Developing Financial Applications using XBRL

XBRL (eXtensible Business Reporting Language) is a data format for company financial reporting which can be easily consumed by software applications. The ‘Language’ in the name is actually a misnomer, XBRL is simply a data format as opposed to a computer language capable of performing operations. XBRL is a variant of the XML format which ‘marks-up’ data in a tag based syntax which is human readable. For example, to report Revenues the below code could be used :

<us-gaap:Revenues> 1500000 </us-gaap:Revenues>

This is clearly a simple format and for this reason XML based formats have become popular across a wide range of applications, since Office 2007 both Microsoft Word and Microsoft Excel use XML based formats (.docx and .xlsx respectively).

However, despite the promise of an easily consumable format for financial reporting data, XBRL is deeply flawed and has several major issues.

Issues with XML

XML is very useful for representing basic data structures, however as the complexity of the data structure grows the XML file(s) becomes extremely large and unwieldy. A set of company financial reports is a large and heavily structured set of data and so the XBRL files to represent them is very large. For a single quarterly financial report there will typically be at least six interlinked documents which will in total be about five times the size of the PDF.

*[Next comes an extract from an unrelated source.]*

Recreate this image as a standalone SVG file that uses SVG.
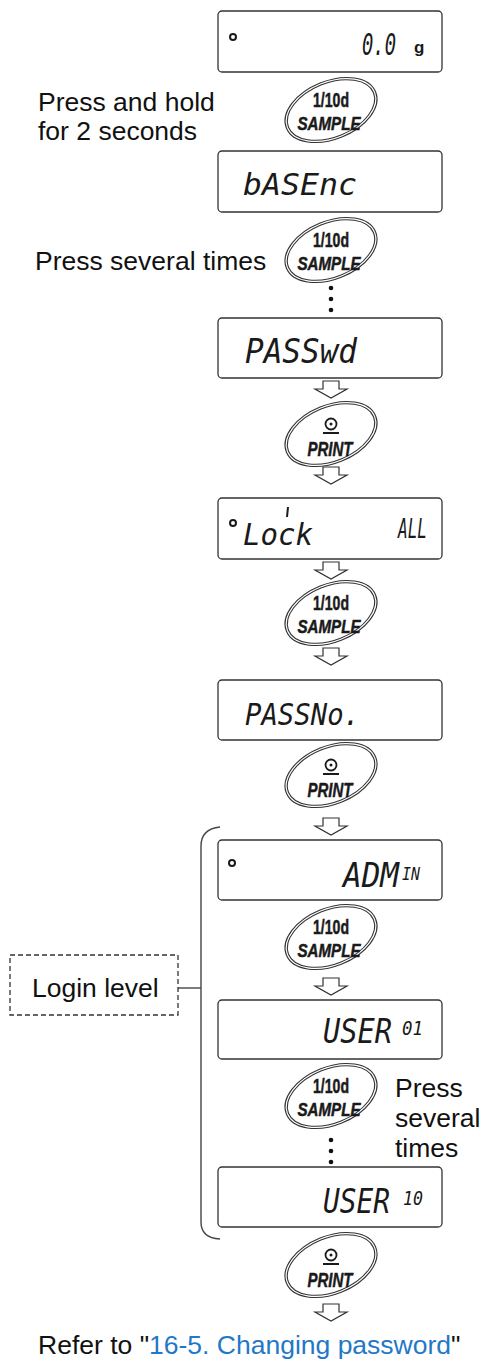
<svg xmlns="http://www.w3.org/2000/svg" width="482" height="1362" viewBox="0 0 482 1362">
<style>
.disp{fill:#fff;stroke:#333;stroke-width:1.3}
.seg{font-family:"DejaVu Sans Mono",monospace;font-style:oblique;fill:#1a1a1a}
.lbl{font-family:"Liberation Sans",Arial,sans-serif;font-size:26.5px;fill:#111}
.bo{fill:none;stroke:#333;stroke-width:3.4}
.bi{fill:none;stroke:#fff;stroke-width:1.2}
.bt{font-family:"Liberation Sans",Arial,sans-serif;font-weight:bold;fill:#1a1a1a;stroke:#1a1a1a;stroke-width:0.5;text-anchor:middle}
.arr{fill:#fff;stroke:#333;stroke-width:1.2;stroke-linejoin:miter}
.ind{fill:none;stroke:#1a1a1a;stroke-width:2}
.ln{fill:none;stroke:#444;stroke-width:1.4}
</style>
<defs>
<g id="btnShape">
<ellipse class="bo" cx="0" cy="0" rx="47" ry="28" transform="rotate(-22)"/>
<ellipse class="bi" cx="0" cy="0" rx="47" ry="28" transform="rotate(-22)"/>
</g>
<g id="sample">
<use href="#btnShape"/>
<text class="bt" x="0" y="-3" font-size="20" textLength="36" lengthAdjust="spacingAndGlyphs">1/10d</text>
<text class="bt" x="-2" y="20" font-size="19" font-style="italic" textLength="63" lengthAdjust="spacingAndGlyphs">SAMPLE</text>
</g>
<g id="print">
<use href="#btnShape"/>
<circle cx="0" cy="-10" r="5.5" fill="none" stroke="#1a1a1a" stroke-width="1.8"/>
<circle cx="0" cy="-10" r="1.5" fill="#1a1a1a"/>
<line x1="-8" y1="-1" x2="8" y2="-1" stroke="#1a1a1a" stroke-width="2"/>
<text class="bt" x="-1" y="22" font-size="21" font-style="italic" textLength="45" lengthAdjust="spacingAndGlyphs">PRINT</text>
</g>
<polygon id="arrow" class="arr" points="-8,0 8,0 8,8 16,8 0,17 -16,8 -8,8"/>
</defs>

<g id="connectors">
<use href="#arrow" x="331" y="381"/>
<use href="#arrow" x="331" y="467"/>
<use href="#arrow" x="331" y="562"/>
<use href="#arrow" x="331" y="648"/>
<use href="#arrow" x="331" y="818"/>
<use href="#arrow" x="331" y="978"/>
<use href="#arrow" x="331" y="1304"/>
<circle cx="331" cy="288" r="2.3" fill="#111"/>
<circle cx="331" cy="299" r="2.3" fill="#111"/>
<circle cx="331" cy="310" r="2.3" fill="#111"/>
<circle cx="331" cy="1140" r="2.3" fill="#111"/>
<circle cx="331" cy="1151" r="2.3" fill="#111"/>
<circle cx="331" cy="1162" r="2.3" fill="#111"/>
<path class="ln" d="M220,827 Q201,829 201,846 L201,1222 Q201,1238 220,1239"/>
<line class="ln" x1="178" y1="988" x2="201" y2="988"/>
</g>

<g id="display-zero">
<rect class="disp" x="218" y="11" width="224" height="61" rx="4"/>
<circle class="ind" cx="233" cy="37" r="3"/>
<text class="seg" x="362" y="55" font-size="30" textLength="34" lengthAdjust="spacingAndGlyphs">0.0</text>
<text x="414" y="53" font-family="Liberation Sans,Arial,sans-serif" font-weight="bold" font-size="17" fill="#1a1a1a">g</text>
</g>
<g id="label-hold">
<text class="lbl" x="38" y="111">Press and hold</text>
<text class="lbl" x="38" y="140">for 2 seconds</text>
</g>
<g id="btn-sample-1"><use href="#sample" x="331" y="110"/></g>

<g id="display-basenc">
<rect class="disp" x="218" y="151" width="224" height="61" rx="4"/>
<text class="seg" x="243" y="195" font-size="30" textLength="114" lengthAdjust="spacingAndGlyphs">bASEnc</text>
</g>
<g id="label-several-1"><text class="lbl" x="35" y="270">Press several times</text></g>
<g id="btn-sample-2"><use href="#sample" x="331" y="250"/></g>

<g id="display-passwd">
<rect class="disp" x="218" y="318" width="224" height="60" rx="4"/>
<text class="seg" x="245" y="363" font-size="33" textLength="112" lengthAdjust="spacingAndGlyphs">PASSwd</text>
</g>
<g id="btn-print-1"><use href="#print" x="331" y="434"/></g>

<g id="display-lock">
<rect class="disp" x="218" y="498" width="224" height="61" rx="4"/>
<circle class="ind" cx="233" cy="523" r="3"/>
<line x1="288" y1="507" x2="287" y2="517" stroke="#1a1a1a" stroke-width="2"/>
<text class="seg" x="243" y="545" font-size="31" textLength="70" lengthAdjust="spacingAndGlyphs">Lock</text>
<text class="seg" x="398" y="538" font-size="27" textLength="29" lengthAdjust="spacingAndGlyphs">ALL</text>
</g>
<g id="btn-sample-3"><use href="#sample" x="331" y="613"/></g>

<g id="display-passno">
<rect class="disp" x="218" y="680" width="224" height="60" rx="4"/>
<text class="seg" x="245" y="725" font-size="31" textLength="115" lengthAdjust="spacingAndGlyphs">PASSNo.</text>
</g>
<g id="btn-print-2"><use href="#print" x="331" y="775"/></g>

<g id="display-admin">
<rect class="disp" x="218" y="840" width="224" height="60" rx="4"/>
<circle class="ind" cx="232" cy="863" r="3"/>
<text class="seg" x="343" y="887" font-size="33" textLength="56" lengthAdjust="spacingAndGlyphs">ADM</text>
<text class="seg" x="402" y="880" font-size="18" textLength="18" lengthAdjust="spacingAndGlyphs">IN</text>
</g>
<g id="btn-sample-4"><use href="#sample" x="331" y="937"/></g>

<g id="login-level">
<rect x="10" y="955" width="168" height="60" fill="none" stroke="#333" stroke-width="1.3" stroke-dasharray="5,3"/>
<text class="lbl" x="32" y="997">Login level</text>
</g>

<g id="display-user01">
<rect class="disp" x="218" y="1000" width="224" height="59" rx="4"/>
<text class="seg" x="323" y="1043" font-size="33" textLength="69" lengthAdjust="spacingAndGlyphs">USER</text>
<text class="seg" x="402" y="1035" font-size="19" textLength="21" lengthAdjust="spacingAndGlyphs">01</text>
</g>
<g id="btn-sample-5"><use href="#sample" x="331" y="1096"/></g>
<g id="label-several-2">
<text class="lbl" x="395" y="1097">Press</text>
<text class="lbl" x="395" y="1127">several</text>
<text class="lbl" x="395" y="1157">times</text>
</g>

<g id="display-user10">
<rect class="disp" x="218" y="1167" width="224" height="60" rx="4"/>
<text class="seg" x="323" y="1213" font-size="33" textLength="67" lengthAdjust="spacingAndGlyphs">USER</text>
<text class="seg" x="403" y="1205" font-size="19" textLength="20" lengthAdjust="spacingAndGlyphs">10</text>
</g>
<g id="btn-print-3"><use href="#print" x="331" y="1265"/></g>

<g id="reference">
<text class="lbl" x="38" y="1354">Refer to "<tspan fill="#1f78c8">16-5. Changing password</tspan>"</text>
</g>
</svg>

XML has never been a performant data format, even for simple data structures, however it becomes incredibly sluggish for heavily structured data. To read and parse and single XBRL document took a dual-processor server between 50 to 80 seconds. There are a multitude of optimisations which could be applied but none are going to be sufficient to enable scaling and compete with database access times which are measured in milliseconds.

Thus, for any serious financial analysis we will need to develop a database schema and first read the XBRL document into the database which will then be the source of all analysis queries.

The XBRL Spec

Many of the elements for the XBRL specification were directly ported from the regulatory reporting requirements. The reporting requirements are sufficient for human analysis of financial reports but perform very poorly when translated into a data format to be consumed by software applications.

When reading financial reports it is very obvious which figures relate to the current reporting period. However to determine this for an XBRL document is not nearly so easy. For any given line item such as Revenue there are numerous Revenue items which relate to various periods and business segments, only one of these elements relates to the firm’s current Revenue for the actual period and determining which is error-prone. For starters, XBRL does not define the start and end dates for the current period and some companies use non-standard dates (for example Apple ends its reporting periods not on the last day of the period but the last business day). Thus to extract the actual reporting elements related to the current period some relatively convoluted (and hence error-prone) code logic is required.

In financial reports a zero balance is often not required to be reported. This works fine when reading reports but for a data format it is not very robust. For example, there is no debt on Apple’s Balance Sheet so the Debt elements are simply not included in the XBRL document. If we read the data into an application and attempt to calculate a metric which uses debt as an input an error will be thrown since the Debt element is simply not found as opposed to being found and having a zero balance. Thus, a zero balance will need to be programatically substituted when no element is found but this is definitely not robust (for example, we would like to know if an element could not be read properly for the XBRL doc and so was excluded for this reason).

A major omission from the XBRL spec is non-financial data which is often crucial for an analyst. For example, Apple includes unit sales (eg number of iPhone sales) in its reports but not in it XBRL filings.

XBRL Taxonomies

The above issues pale into insignificance when compared with the minefield of XBRL taxonomies.

The XBRL taxonomy is basically a template for the tagging and structuring various items which comprise a financial report.

XBRL allows firms a lot of latitude in selecting and even creating taxonomies, as well as changing taxonomies between reporting periods. Taking Apple again as an example, up until 2010 it reported its Fixed Assets using the XBRL tag aaplPropertyPlantAndEquipmentAndCapitalizedSoftwareNet , from 2011 it changed to using us-gaapPropertyPlantAndEquipmentGross. There was no notification of the change or mapping information so software parsing the two documents would not be able to associate the items as being the same balance for different periods.
The differences between XBRL documents of different companies is even greater, making financial comparisons between companies almost impossible.

The above issues (and especially the taxonomy issue) means that the manual intervention is almost always necessary original promise of XBRL to allow fully automated data analysis still unfulfilled.